En su caso, regresó a casa en 1963, por decisión de su padre. Para ella, tal vez demasiado pronto. "Yo fui la más perjudicada, porque toda mi juventud, mi carrera y mis amigos estaban en Chile", señala. Instalada en Santiago, la familia se mantuvo durante años gracias a una bodega de vinos, Viña Santa Lucía. Ella se apuntó a la universidad. No solo eso: con el tiempo, se convirtió en la primera periodista titulada chilena, al presentarse y aprobar junto a otros dos compañeros los exámenes de la Escuela de Periodismo, creada hacía poco. Admite que aquellos años intensos y apasionantes siguen muy frescos en su memoria: "Como suelen decirme, yo soy más chilena que los porotos, porque me eduqué allí, y me sigue pareciendo un país maravilloso". Ha vuelto en varias ocasiones. En una de ellas, cumplió un sueño: que sus hijos, catalanes, conocieran la tierra en la que creció su madre.
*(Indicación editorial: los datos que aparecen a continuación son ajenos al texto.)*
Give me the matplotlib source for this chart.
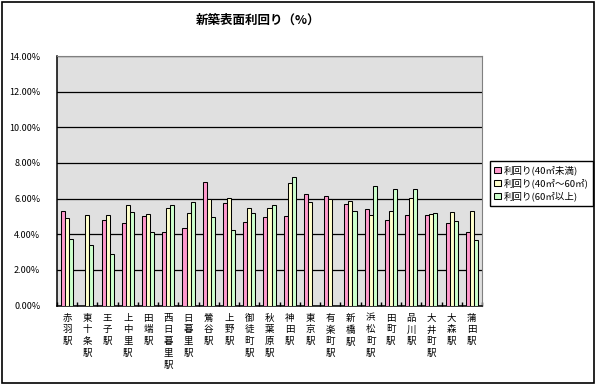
import numpy as np
import matplotlib
matplotlib.use('Agg')
import matplotlib.pyplot as plt
from matplotlib.patches import Rectangle
from matplotlib.ticker import FuncFormatter, MultipleLocator

plt.rcParams['font.family'] = ['Noto Sans CJK JP', 'DejaVu Sans']

# station names and yields (%)
stations = ['赤羽駅', '東十条駅', '王子駅', '上中里駅', '田端駅', '西日暮里駅', '日暮里駅',
            '鶯谷駅', '上野駅', '御徒町駅', '秋葉原駅', '神田駅', '東京駅', '有楽町駅',
            '新橋駅', '浜松町駅', '田町駅', '品川駅', '大井町駅', '大森駅', '蒲田駅']
small = [5.32, np.nan, 4.81, 4.64, 5.04, 4.13, 4.36, 6.91, 5.77, 4.70, 4.98,
         5.04, 6.23, 6.17, 5.72, 5.43, 4.81, 5.09, 5.09, 4.64, 4.13]
middle = [4.91, 5.09, 5.09, 5.66, 5.15, 5.49, 5.19, 6.00, 6.06, 5.49, 5.49,
          6.85, 5.83, 6.00, 5.89, 5.09, 5.32, 6.06, 5.15, 5.26, 5.32]
large = [3.72, 3.40, 2.89, 5.26, 4.13, 5.66, 5.83, 4.98, 4.25, 5.21, 5.66,
         7.19, np.nan, np.nan, 5.32, 6.68, 6.51, 6.51, 5.21, 4.75, 3.68]
labels = ['利回り(40㎡未満)', '利回り(40㎡～60㎡)', '利回り(60㎡以上)']
colors = ['#ff99cc', '#ffffcc', '#ccffcc']

fig = plt.figure(figsize=(5.99, 3.88), dpi=100)
ax = fig.add_axes([57 / 599, 1 - 305.5 / 388, 425 / 599, 249.5 / 388])
ax.set_facecolor('#e0e0e0')

x = np.arange(len(stations))
w = 0.2
for i, (vals, lab, col) in enumerate(zip([small, middle, large], labels, colors)):
    ax.bar(x + (i - 1) * w, vals, w, color=col, edgecolor='black', linewidth=0.75,
           label=lab, zorder=3)

ax.set_xlim(-0.5, len(stations) - 0.5)
ax.set_ylim(0, 14)
ax.yaxis.set_major_locator(MultipleLocator(2))
ax.yaxis.set_major_formatter(FuncFormatter(lambda v, p: '%.2f%%' % v))
ax.grid(axis='y', color='black', linewidth=0.9, zorder=1)
ax.set_xticks(np.arange(-0.5, len(stations), 1))
ax.set_xticklabels([])
ax.tick_params(axis='x', length=3, width=1, direction='in')
ax.tick_params(axis='y', length=0, labelsize=6.5, pad=12)
for s in ['top', 'right']:
    ax.spines[s].set_color('#808080')
    ax.spines[s].set_linewidth(0.8)
for s in ['left', 'bottom']:
    ax.spines[s].set_linewidth(1.1)

# vertical station labels
for xi, name in zip(x, stations):
    ax.text(xi, -0.45, '\n'.join(name), ha='center', va='top', fontsize=6.8,
            linespacing=1.4)

fig.text(258 / 599, 1 - 20 / 388, '新築表面利回り（%）', ha='center', va='center',
         fontsize=9, fontweight='bold')

fig.legend(loc='upper left', bbox_to_anchor=(490 / 599, 1 - 161 / 388), fontsize=6.8,
           frameon=True, fancybox=False, edgecolor='black', framealpha=1,
           handlelength=0.7, handleheight=0.7, handletextpad=0.3,
           borderpad=0.45, labelspacing=0.35, borderaxespad=0)

fig.patches.append(Rectangle((2 / 599, 5 / 388), 592 / 599, 381 / 388, fill=False,
                             edgecolor='black', linewidth=1.2, transform=fig.transFigure))

fig.savefig('out.png', dpi=100)
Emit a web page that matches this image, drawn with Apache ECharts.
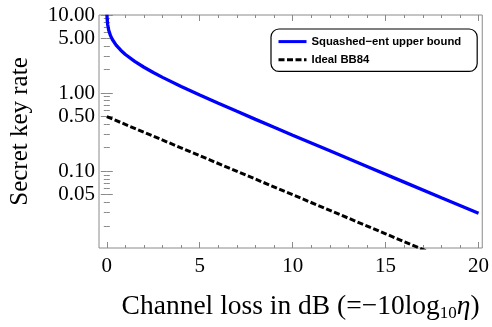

El Winnipeg dejó atrás el puerto de Pauillac hace 84 años. Aquel día de agosto, cuando el barco acababa de levar anclas, Neruda abrió su cuaderno y le dedicó unas palabras: "Que la crítica borre toda mi poesía, si le parece. Pero este poema, que hoy recuerdo, no podrá borrarlo nadie". Para Laura Martel, pese a que nadie haya sido capaz de borrarlo, se tiene menos presente de lo que se debería, sobre todo en España, donde muchos ni tan siquiera saben que existió. El poema del Winnipeg, un antídoto contra el dolor. "Es un episodio que aquí se conoce poco, pero porque en este país, por motivos absurdos, hay una parte de la sociedad que no quiere oír hablar de nada que esté relacionado con la guerra civil", dice la autora. Para ella, solo hay un remedio para combatir ese silencio: "Contar la historia una y otra vez, y otra más, hasta la saciedad, de todas las formas posibles". Es lo que seguirá haciendo.